For a movie about war, Allied displays an impressive quietude. The opening few minutes especially are remarkably serene… and remarkably tense. A man in World War II-era fatigues parachutes into a desert at dawn, hikes along the dunes, then along a deserted road, until dust on the horizon announces a car’s approach. Is it his doom or his contact? When the car stops and he gets inside, the man and the driver say nothing to each other for a long while. It’s subdued and gripping, as if everything that might have been said already had been dispatched with long ago. Or, perhaps whatever mistrust that might hover between them isn’t worth interfering with what needs to be done.

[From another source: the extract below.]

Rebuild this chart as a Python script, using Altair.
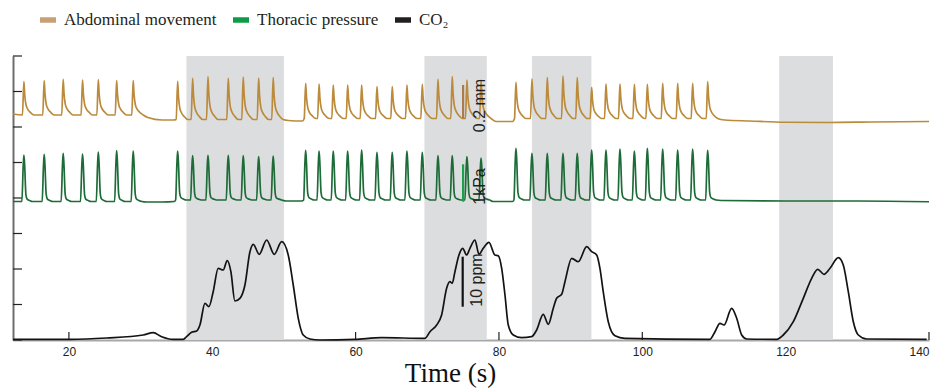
import altair as alt
import pandas as pd

# ---------------- data ----------------
X_DOMAIN = [12.2, 140]
Y_DOMAIN = [0, 56.8]
x_ticks = [20, 40, 60, 80, 100, 120, 140]
y_ticks = [0, 7.1, 14.2, 21.3, 28.4, 35.5, 42.6, 49.7, 56.8]

SERIES = ["Abdominal movement", "Thoracic pressure", "CO\u2082"]
LINE_COLORS = ["#BB8A3B", "#1D6B37", "#151213"]
LEGEND_COLORS = ["#C9A074", "#0E9A48", "#231F20"]

shade_start = [36.4, 69.6, 84.6, 119.1]
shade_end = [50.0, 78.3, 92.9, 126.6]

# breath (pulse) peak times, shared by abdominal and thoracic traces
breath_t = [13.72, 16.55, 19.2, 21.9, 24.1, 26.66, 28.97,
            35.17, 37.26, 39.4, 42.23, 44.32, 46.47, 48.5,
            53.03, 54.9, 56.88, 58.89, 60.84, 62.98, 65.11, 67.16, 69.3, 71.49, 73.48, 75.53, 77.5,
            82.37, 84.6, 86.74, 88.93, 90.92, 92.93, 94.93, 96.88, 98.89, 100.7, 102.84, 104.93, 107.02, 109.12]
section_sizes = [7, 7, 13, 14]
abd_peak = [51.66, 51.86, 52.14, 52.0, 52.06, 51.86, 51.86,
            51.74, 52.34, 52.66, 52.34, 52.6, 52.4, 52.46,
            51.34, 51.2, 51.0, 51.0, 51.0, 50.66, 50.66, 51.0, 51.14, 52.14, 52.66, 52.0, 52.0,
            51.54, 52.2, 52.46, 52.8, 52.46, 50.54, 51.2, 51.2, 51.14, 51.14, 51.34, 51.34, 51.34, 51.66]
thor_peak = [37.0, 37.14, 37.34, 37.2, 37.6, 37.86, 37.8,
             37.8, 36.86, 36.94, 36.94, 36.86, 36.66, 36.8,
             37.94, 37.8, 37.8, 37.8, 38.0, 37.54, 37.54, 37.8, 37.54, 36.86, 36.86, 36.66, 36.4,
             38.34, 37.34, 37.34, 37.34, 37.34, 38.0, 38.0, 38.2, 37.8, 38.34, 38.2, 38.0, 38.2, 37.94]
abd_base = [45.0, 44.1, 44.3, 44.3]
thor_base = [27.7, 28.0, 28.0, 28.0]

# resting (no-breath) stretches
abd_rest_t = [12.2, 31.0, 33.0, 34.6, 50.6, 52.6, 79.6, 81.9, 111.5, 115, 120, 126, 132, 140]
abd_rest_v = [45.2, 44.5, 44.0, 44.0, 43.9, 43.8, 43.7, 43.7, 44.0, 43.8, 43.55, 43.5, 43.6, 43.7]
thor_rest_t = [12.2, 30.8, 33.0, 34.7, 50.3, 52.5, 79.2, 81.9, 111.0, 120, 130, 140]
thor_rest_v = [27.7, 27.6, 27.6, 27.7, 27.8, 27.8, 27.7, 27.7, 27.9, 27.8, 27.8, 27.65]

# pulse shapes (time offset from peak, fraction of peak height)
abd_shape_dt = [-0.2, 0.0, 0.12, 0.3, 0.55, 0.9, 1.4]
abd_shape_f = [0.0, 1.0, 0.6, 0.3, 0.17, 0.08, 0.0]
thor_shape_dt = [-0.28, -0.1, 0.0, 0.1, 0.28, 0.45, 0.8, 1.2]
thor_shape_f = [0.0, 0.75, 1.0, 0.8, 0.15, 0.05, 0.02, 0.0]

# CO2 trace (ppm above baseline)
co2_t = [12.23, 20.14, 25.26, 30.37, 31.76, 32.93, 34.55, 35.95, 36.42, 37.12, 37.82, 38.28,
         38.98, 39.53, 40.13, 40.83, 41.53, 42.09, 42.6, 43.16, 43.86, 44.56, 45.26, 45.72,
         46.55, 47.59, 48.65, 49.68, 50.6, 51.3, 52.0, 52.69, 53.63, 55.02, 59.9, 63.63,
         69.67, 70.37, 71.31, 72.0, 72.7, 73.16, 73.48, 73.86, 74.42, 74.94, 75.49, 75.95,
         76.65, 77.21, 77.81, 78.6, 79.44, 79.9, 80.38, 80.84, 81.3, 82.0, 83.17, 84.56,
         85.26, 86.18, 86.88, 87.58, 88.05, 88.75, 89.21, 90.15, 91.07, 92.24, 92.94, 93.63,
         94.09, 94.55, 95.25, 96.19, 97.58, 109.44, 110.14, 110.84, 111.4, 112.47, 113.17,
         113.87, 114.57, 118.75, 119.67, 121.07, 122.46, 123.63, 124.47, 125.35, 126.19,
         127.35, 128.04, 128.74, 129.44, 130.14, 131.31, 139.68]
co2_v = [0.14, 0.14, 0.4, 1.0, 1.46, 0.66, 0.14, 0.14, 0.66, 1.54, 1.8, 3.0,
         7.34, 6.66, 9.66, 14.34, 14.0, 15.86, 13.66, 7.8, 8.34, 11.0, 17.66, 19.14,
         17.14, 20.0, 17.14, 19.66, 17.0, 11.0, 4.34, 1.0, 0.2, 0.0, 0.14, 0.46,
         0.34, 1.66, 3.0, 5.0, 10.34, 11.66, 11.34, 13.66, 17.0, 18.34, 17.0, 18.34,
         20.0, 17.14, 18.34, 19.54, 17.0, 16.86, 14.34, 9.0, 3.0, 1.0, 0.46, 0.66,
         2.0, 5.14, 3.14, 6.34, 8.34, 9.14, 11.66, 16.34, 15.66, 18.66, 17.66, 17.0,
         14.34, 9.66, 3.66, 0.86, 0.34, 0.14, 1.66, 3.34, 3.0, 6.34, 4.34,
         1.0, 0.2, 0.14, 1.0, 3.66, 8.34, 12.34, 14.14, 13.14, 14.34,
         16.46, 15.0, 9.66, 3.66, 1.0, 0.2, 0.14]

# scale bars and their labels
bar_t = [75.0, 75.0, 74.94]
bar_lo = [44.34, 27.66, 6.66]
bar_hi = [51.0, 35.14, 16.66]
bar_color = ["#A97C50", "#1BA04B", "#111111"]
label_text = ["0.2 mm", "1kPa", "10 ppm"]
label_t = [77.4, 77.4, 76.9]
label_v = [46.9, 30.7, 12.0]

# ---------------- build tables ----------------
rows = []
i = 0
for s, n in enumerate(section_sizes):
    for _ in range(n):
        t0 = breath_t[i]
        for dt, f in zip(abd_shape_dt, abd_shape_f):
            rows.append((SERIES[0], t0 + dt, abd_base[s] + f * (abd_peak[i] - abd_base[s])))
        for dt, f in zip(thor_shape_dt, thor_shape_f):
            rows.append((SERIES[1], t0 + dt, thor_base[s] + f * (thor_peak[i] - thor_base[s])))
        i += 1
rows += [(SERIES[0], t, v) for t, v in zip(abd_rest_t, abd_rest_v)]
rows += [(SERIES[1], t, v) for t, v in zip(thor_rest_t, thor_rest_v)]
rows += [(SERIES[2], t, v) for t, v in zip(co2_t, co2_v)]
lines_df = pd.DataFrame(rows, columns=["series", "t", "v"]).sort_values(["series", "t"])

shade_df = pd.DataFrame({"start": shade_start, "end": shade_end,
                         "lo": [Y_DOMAIN[0]] * 4, "hi": [Y_DOMAIN[1]] * 4})
bars_df = pd.DataFrame({"t": bar_t, "lo": bar_lo, "hi": bar_hi, "c": bar_color})
labels_df = pd.DataFrame({"t": label_t, "v": label_v, "txt": label_text})
xtick_df = pd.DataFrame({"t": x_ticks})
ytick_df = pd.DataFrame({"v": y_ticks})
legend_df = pd.DataFrame({"series": SERIES, "t": [0, 0, 0], "v": [0, 0, 0]})

W, H = 916, 284
xscale = alt.Scale(domain=X_DOMAIN, nice=False, zero=False)
yscale = alt.Scale(domain=Y_DOMAIN, nice=False, zero=False)

X_AXIS = alt.Axis(orient="bottom", values=x_ticks, ticks=False, grid=False,
                  domainColor="#A8A8A8", domainWidth=2,
                  labelFont="Liberation Sans", labelFontSize=12, labelColor="#222222",
                  labelPadding=6,
                  title="Time (s)", titleFont="Liberation Serif", titleFontSize=27,
                  titleFontWeight="normal", titleColor="#111111",
                  titleX=437, titleY=41, titleAlign="center", titleBaseline="alphabetic")
Y_AXIS = alt.Axis(orient="left", values=y_ticks, labels=False, ticks=False,
                  domainColor="#6E6E6E", domainWidth=2, grid=False, title=None)


def X(field):
    return alt.X(field, scale=xscale, axis=X_AXIS)


def Y(field):
    return alt.Y(field, scale=yscale, axis=Y_AXIS)


# inward x ticks (drawn first so the grey bands cover those at 40 and 120)
xticks = alt.Chart(xtick_df).mark_rule(color="#222222", strokeWidth=1.2).encode(
    x=X("t:Q"), y=alt.value(H), y2=alt.value(H - 8),
)

shades = alt.Chart(shade_df).mark_rect(color="#DCDDDE").encode(
    x=X("start:Q"), x2="end:Q", y=Y("lo:Q"), y2="hi:Q",
)

yticks = alt.Chart(ytick_df).mark_rule(color="#222222", strokeWidth=1.2).encode(
    y=Y("v:Q"), x=alt.value(0), x2=alt.value(9),
)

lines = alt.Chart(lines_df).mark_line(strokeWidth=1.7, interpolate="monotone").encode(
    x=X("t:Q"),
    y=Y("v:Q"),
    color=alt.Color("series:N", scale=alt.Scale(domain=SERIES, range=LINE_COLORS),
                    legend=None),
    detail="series:N",
)

# legend-only layer (draws no marks, only provides the legend swatches)
legend_layer = alt.Chart(legend_df).transform_filter("datum.t > 1000").mark_line().encode(
    x=X("t:Q"),
    y=Y("v:Q"),
    color=alt.Color("series:N", scale=alt.Scale(domain=SERIES, range=LEGEND_COLORS),
                    legend=alt.Legend(orient="none", legendX=24, legendY=-47,
                                      direction="horizontal", title=None,
                                      symbolType="stroke", symbolStrokeWidth=5.5,
                                      symbolSize=256, labelFont="Liberation Serif",
                                      labelFontSize=17, labelColor="#231F20",
                                      labelOffset=5, columnPadding=5, padding=0)),
)

bars = alt.Chart(bars_df).mark_rule(strokeWidth=2.2).encode(
    x=X("t:Q"), y=Y("lo:Q"), y2="hi:Q",
    color=alt.Color("c:N", scale=None, legend=None),
)

labels = alt.Chart(labels_df).mark_text(font="Liberation Sans", fontSize=16, angle=270,
                                        align="center", baseline="middle",
                                        color="#231F20").encode(
    x=X("t:Q"), y=Y("v:Q"), text="txt:N",
)

chart = alt.layer(xticks, shades, yticks, lines, legend_layer, bars, labels).resolve_scale(
    color="independent"
).properties(
    width=W, height=H,
    autosize=alt.AutoSizeParams(type="none"),
    padding={"left": 13, "top": 56, "right": 16, "bottom": 51},
    background="white",
).configure_view(stroke=None)

chart.save("out.html", embed_options={"renderer": "svg", "actions": False})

It’s French Morocco in 1942, and this marvelous cinematic ethos continues as the man, Canadian intelligence operative Max Vatan (Brad Pitt), connects with his new spy partner, French resistance fighter Marianne Beauséjour (Marion Cotillard). They’ve never met, have only the vaguest description of what each other looks like. But they instantly fall into a public performance as a married couple in order to carry out their mission to assassinate a Nazi official. It’s thrilling in the most romantic way, evocative of old-fashioned movie notions of sacrifice and duty and the glamorous mystique of spies, perhaps one inspired by Casablanca itself. (Yes, their let’s-kill-a-Nazi mission is happening in that very city.)

Director Robert Zemeckis’s trademark sentimentality is on full show here. The only bit of mawkishness in the script by Steven Knight (Eastern Promises) involves Max and Marianne’s baby being born a year later amidst German bombing in London, and yet that bit somehow works: “This is incredibly cheesy,” I was thinking, but it’s ultimately moving and I definitely had something in my eye by the end of it.

That’s because we get genuinely invested in Max and Marianne’s relationship. Of course they fall in love in Casablanca, and now they’re married and raising the kid in London, where he is in the UK’s Royal Air Force (RAF). But we’d been warned by Marianne herself that perhaps we shouldn’t trust anything. Back in Casablanca on the night they met, Max marveled at how good she was at getting along with the German officers she already had befriended as part of the mission. That’s because, she explained, she actually really liked them. “I keep the emotions real,” she said. We have a hint, too, that Max is good at truly liking people so he doesn’t have to fake it.

That comes back to haunt Max and Marianne when their loyalties are called into question by the RAF. There are still a few good bits of stuff blowing up to come—a damaged German bomber slowly falls from the skies over London is full of exquisite tension— but the action of war now mostly takes a backseat to the emotional turmoil that inevitably occurs when spies, who depend on the success of their lies, must trust one another.

Until the final moments, you won’t know whom to trust, either. With Allied, Zemeckis has created an elegant potboiler that balances psychological and physical suspense. It seems to hail from another cinematic era, one in which silences heavy with suspicion spoke louder than words.